Trackporters are another innovated creation that is now manufactured and sold by the company.
“We had a farmer come in and ask if we could make something to haul dead pigs using a trackchair,” Tim Swenson said. “So we did.”
Tru Shrimp also benefits from the engineering and manufacturing expertise of the Marshall business.
“We are working with tru Shrimp to build feeders for their shrimp operations,” Macht said. “We’re also developing another device for them that takes the new shrimp larvae and slowly stirs the tank to keep the larvae alive, so they don’t congregate in one area, and another device which is called a crowder that they’ll use at certain points throughout the growth of the shrimp. We have the technology here, we have the equipment here and tru Shrimp was looking for a partner to help them out. So far, it’s been a wonderful marriage.”
One of the newest avenues is the county, state and federal parks system.

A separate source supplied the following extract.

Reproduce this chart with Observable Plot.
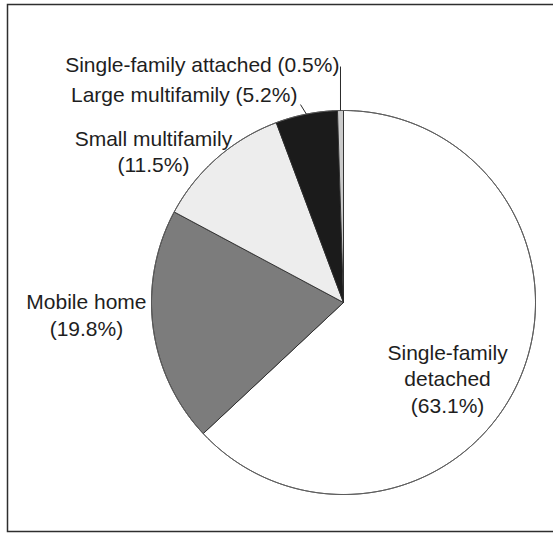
<!DOCTYPE html>
<html><head><meta charset="utf-8">
<script src="https://cdn.jsdelivr.net/npm/d3@7"></script>
<script src="https://cdn.jsdelivr.net/npm/@observablehq/plot@0.6"></script>
<style>body{margin:0;background:#fff;}</style>
</head><body><div id="chart"></div>
<script>
const categories = ["Single-family detached", "Mobile home", "Small multifamily", "Large multifamily", "Single-family attached"];
const shares = [63.1, 19.8, 11.5, 5.2, 0.5];
const labels = ["Single-family\ndetached\n(63.1%)", "Mobile home\n(19.8%)", "Small multifamily\n(11.5%)", "Large multifamily (5.2%)", "Single-family attached (0.5%)"];
const fills = ["#ffffff", "#7c7c7c", "#ededed", "#1b1b1b", "#cbcbcb"];
// label layout, in units of the pie radius (centre = 0,0, y up)
const labelX = [0.542, -1.339, -0.990, -0.240, -0.021];
const labelY = [-0.573, -0.172, 0.682, 1.042, 1.203];
const labelAnchor = ["middle", "middle", "middle", "end", "end"];
const leaderTop = [null, null, null, [-0.224, 1.031], [null, 1.229]];

const arcs = d3.pie().sort(null).value(d => d)(shares);
function arcPoints(a0, a1, withCentre) {
  const n = Math.max(2, Math.ceil((a1 - a0) / 0.004));
  const pts = withCentre ? [{x: 0, y: 0}] : [];
  for (let i = 0; i <= n; i++) {
    const a = a0 + (a1 - a0) * i / n;
    pts.push({x: Math.sin(a), y: Math.cos(a)});
  }
  if (withCentre) pts.push({x: 0, y: 0});
  return pts;
}
const sliceMarks = arcs.map((a, i) =>
  Plot.line(arcPoints(a.startAngle, a.endAngle, true), {
    x: "x", y: "y", fill: fills[i], stroke: "#2a2a2a", strokeWidth: 0.9, strokeLinejoin: "round"
  })
);
const outline = Plot.line(arcPoints(0, 2 * Math.PI, false), {x: "x", y: "y", stroke: "#5a5a5a", strokeWidth: 1});

const leaders = [];
arcs.forEach((a, i) => {
  if (!leaderTop[i]) return;
  const mid = (a.startAngle + a.endAngle) / 2;
  const x1 = Math.sin(mid), y1 = Math.cos(mid);
  const x2 = leaderTop[i][0] == null ? x1 : leaderTop[i][0];
  leaders.push({x1, y1, x2, y2: leaderTop[i][1]});
});

const labelData = labels.map((t, i) => ({t, x: labelX[i], y: labelY[i], anchor: labelAnchor[i]}));

const chart = Plot.plot({
  width: 553, height: 533, margin: 0,
  x: {domain: [-343 / 192, 210 / 192], axis: null},
  y: {domain: [-231 / 192, 302 / 192], axis: null},
  style: {fontFamily: "'Liberation Sans', Arial, Helvetica, sans-serif", background: "#fff"},
  marks: [
    Plot.frame({stroke: "#2e2e2e", strokeWidth: 1.5, insetTop: 4, insetLeft: 7, insetBottom: 2, insetRight: -6}),
    ...sliceMarks,
    outline,
    Plot.link(leaders, {x1: "x1", y1: "y1", x2: "x2", y2: "y2", stroke: "#2a2a2a", strokeWidth: 1}),
    Plot.text(labelData.filter(d => d.anchor === "middle"), {x: "x", y: "y", text: "t", textAnchor: "middle", lineAnchor: "bottom", lineHeight: 1.24, fontSize: 21, fill: "#1e1e1e"}),
    Plot.text(labelData.filter(d => d.anchor === "end"), {x: "x", y: "y", text: "t", textAnchor: "end", lineAnchor: "bottom", fontSize: 21, fill: "#1e1e1e"})
  ]
});
document.getElementById("chart").appendChild(chart);
</script>
</body></html>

“For instance, the Staunton State Park in Colorado, they actually have chairs there where people can call up and reserve a chair for the day, so a person can tour the park,” Tim Swenson said. “There’s getting to be a lot of that. We’ve sold some in Michigan, North Carolina, Florida, Kansas and Missouri. It’s one of the things we’re concentrating on more, to let the park systems know they’re available. There’s actually people that have been buying the units to give to the parks, too.”

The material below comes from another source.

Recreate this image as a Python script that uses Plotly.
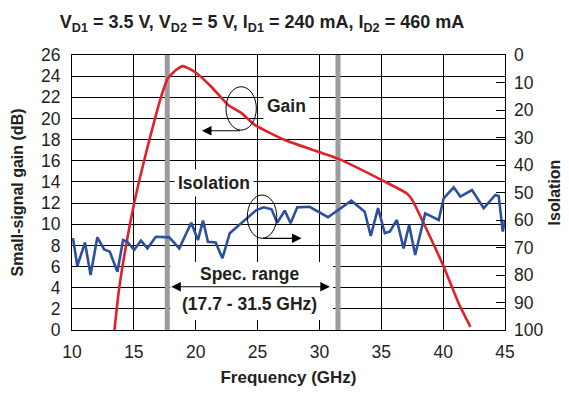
import plotly.graph_objects as go

# Gain (left axis, dB)
gain_freq = [13.43, 13.83, 14.7, 15.45, 16.26, 17.2, 17.75, 18.43, 18.97, 20.05, 21.26, 22.6,
             23.7, 24.77, 27.2, 29.9, 31.5, 35.0, 37.07, 37.5, 38.3, 40.04, 41.26, 42.2]
gain_db = [0.0, 4.1, 10.1, 14.2, 18.0, 22.05, 23.8, 24.6, 24.95, 24.3, 23.0, 21.3,
           20.5, 19.4, 17.96, 16.85, 16.2, 14.2, 12.9, 12.3, 10.4, 6.0, 2.5, 0.3]

# Isolation (right axis, reversed)
iso_freq = [10.08, 10.43, 11.05, 11.5, 12.05, 12.6, 13.05, 13.67, 14.13, 14.48, 15.02, 15.57,
            16.1, 16.78, 17.86, 18.67, 19.64, 20.18, 20.59, 20.99, 21.61, 22.16, 22.75, 23.83,
            24.9, 25.5, 26.13, 26.59, 27.2, 27.67, 28.21, 29.2, 30.69, 32.58, 33.66, 34.15,
            34.74, 35.28, 35.69, 36.09, 36.26, 36.8, 37.25, 37.74, 38.55, 39.09, 39.64, 40.04,
            40.85, 41.39, 42.33, 43.28, 44.22, 44.49, 44.82, 45.0]
iso_val = [66.6, 76.7, 68.2, 80.0, 66.3, 70.7, 71.5, 78.8, 67.3, 67.9, 70.9, 67.5,
           70.3, 66.1, 66.3, 70.3, 61.0, 67.3, 60.2, 67.9, 68.2, 73.9, 64.8, 60.6,
           56.4, 55.4, 56.1, 61.0, 56.6, 61.2, 55.4, 55.2, 59.0, 53.0, 57.0, 65.8,
           55.7, 64.8, 64.2, 61.2, 60.0, 70.3, 61.8, 72.7, 57.6, 58.8, 60.0, 52.1,
           48.1, 51.5, 49.1, 55.7, 50.9, 51.3, 64.2, 60.0]

x_ticks = [10, 15, 20, 25, 30, 35, 40, 45]
left_ticks = list(range(0, 27, 2))
right_ticks = list(range(0, 101, 10))
spec_lo, spec_hi = 17.7, 31.5

FONT = "Liberation Sans, Arial, sans-serif"
TXT = "#231f20"
RED = "#e3202a"
BLUE = "#2c4f9f"

fig = go.Figure()
fig.add_trace(go.Scatter(x=iso_freq, y=iso_val, mode="lines", yaxis="y2",
                         line=dict(color=BLUE, width=2.6), showlegend=False))
fig.add_trace(go.Scatter(x=gain_freq, y=gain_db, mode="lines",
                         line=dict(color=RED, width=2.6, shape="spline", smoothing=0.5),
                         showlegend=False))

# spec range bars
for xv in (spec_lo, spec_hi):
    fig.add_shape(type="line", x0=xv, x1=xv, y0=0, y1=26, xref="x", yref="y",
                  line=dict(color="#9b9b9b", width=5), layer="between")
# white box behind spec range text
fig.add_shape(type="rect", x0=17.95, x1=31.1, y0=0.95, y1=6.43, xref="x", yref="y",
              fillcolor="white", line=dict(width=0), layer="between")

# ellipses
fig.add_shape(type="circle", x0=22.45, x1=24.9, y0=18.9, y1=23.0, xref="x", yref="y",
              line=dict(color="black", width=1))
fig.add_shape(type="circle", x0=24.17, x1=26.55, y0=8.67, y1=12.76, xref="x", yref="y",
              line=dict(color="black", width=1))

tf = dict(family=FONT, size=17.5, color=TXT)
# arrows
fig.add_annotation(x=20.5, y=18.84, ax=23.7, ay=18.84, axref="x", ayref="y", xref="x", yref="y",
                   text="", showarrow=True, arrowhead=2, arrowsize=1.6, arrowwidth=1.2, arrowcolor="black")
fig.add_annotation(x=28.56, y=8.67, ax=25.33, ay=8.67, axref="x", ayref="y", xref="x", yref="y",
                   text="", showarrow=True, arrowhead=2, arrowsize=1.6, arrowwidth=1.2, arrowcolor="black")
fig.add_annotation(x=30.85, y=4.09, ax=17.9, ay=4.09, axref="x", ayref="y", xref="x", yref="y",
                   text="", showarrow=True, arrowhead=2, arrowside="end+start", arrowsize=1.6,
                   arrowwidth=1.2, arrowcolor="black")
# labels
fig.add_annotation(x=27.3, y=21.2, xref="x", yref="y", text="<b>Gain</b>", showarrow=False,
                   font=tf, bgcolor="white", borderpad=3)
fig.add_annotation(x=21.46, y=13.94, xref="x", yref="y", text="<b>Isolation</b>", showarrow=False,
                   font=tf, bgcolor="white", borderpad=3)
fig.add_annotation(x=24.35, y=5.29, xref="x", yref="y", text="<b>Spec. range</b>", showarrow=False,
                   font=tf)
fig.add_annotation(x=24.31, y=2.46, xref="x", yref="y", text="<b>(17.7 - 31.5 GHz)</b>", showarrow=False,
                   font=tf)

fig.update_layout(
    width=569, height=395,
    margin=dict(l=72, r=64, t=55, b=65),
    paper_bgcolor="white", plot_bgcolor="white",
    font=dict(family=FONT, color=TXT),
    title=dict(text="<b>V<sub>D1</sub> = 3.5 V, V<sub>D2</sub> = 5 V, I<sub>D1</sub> = 240 mA, I<sub>D2</sub> = 460 mA</b>",
               x=262 / 569, xanchor="center", y=1 - 22 / 395, yanchor="middle",
               font=dict(family=FONT, size=18, color=TXT)),
    xaxis=dict(range=[10, 45], tickvals=x_ticks, showgrid=True, gridcolor="black", gridwidth=1.2,
               showline=True, linecolor="black", linewidth=1.2, mirror=True, ticks="",
               tickfont=dict(size=17.5, color=TXT), zeroline=False, ticklabelstandoff=6,
               automargin=False,
               title=dict(text="<b>Frequency (GHz)</b>", font=dict(size=17, color=TXT), standoff=10)),
    yaxis=dict(range=[0, 26], tickvals=left_ticks, showgrid=True, gridcolor="black", gridwidth=1.2,
               showline=True, linecolor="black", linewidth=1.2, mirror=True, ticks="",
               tickfont=dict(size=17.5, color=TXT), zeroline=False, ticklabelstandoff=7,
               automargin=False,
               title=dict(text="<b>Small-signal gain (dB)</b>", font=dict(size=16, color=TXT), standoff=13)),
    yaxis2=dict(range=[100, 0], tickvals=right_ticks, overlaying="y", side="right", showgrid=False,
                ticks="inside", ticklen=9, tickcolor="black", tickwidth=1.2, zeroline=False,
                tickfont=dict(size=17.5, color=TXT), ticklabelstandoff=8, automargin=False,
                title=dict(text="<b>Isolation</b>", font=dict(size=16, color=TXT), standoff=6)),
)

fig.write_html("out.html")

Donna Swenson pointed out that there is a trackchair at Action Sports that area people can utilize.
“People can call up Action Sports and reserve the chair for a day,” she said. “Marshall Radio and Lockwood Motors bought it and it’s for taking people to Camden.”
Another recent focus is on getting two of the chairs to be FDA approved, with veterans especially in mind.
“A lot of our chairs find their way to disables veterans and that’s a good thing,” Macht said. “The trackchair and trackstander are phenomenal ways to help a veteran who has been injured continue on with a more normal life than what they would have had.”
Macht recalled one veteran who was overjoyed with the opportunities he now had because of his trackchair.
“He said if he didn’t have our product, he would be indoors all day long, fighting his labrador for a piece of the window glass to look outside,” Macht said. “One of the statistics that is very disturbing is that in our veteran population, there are about 20 suicides a day. That’s a tragedy that we somehow have to figure out a way to change. That’s one of the driving forces to why we’re going through the process of getting FDA clearance for our two units.”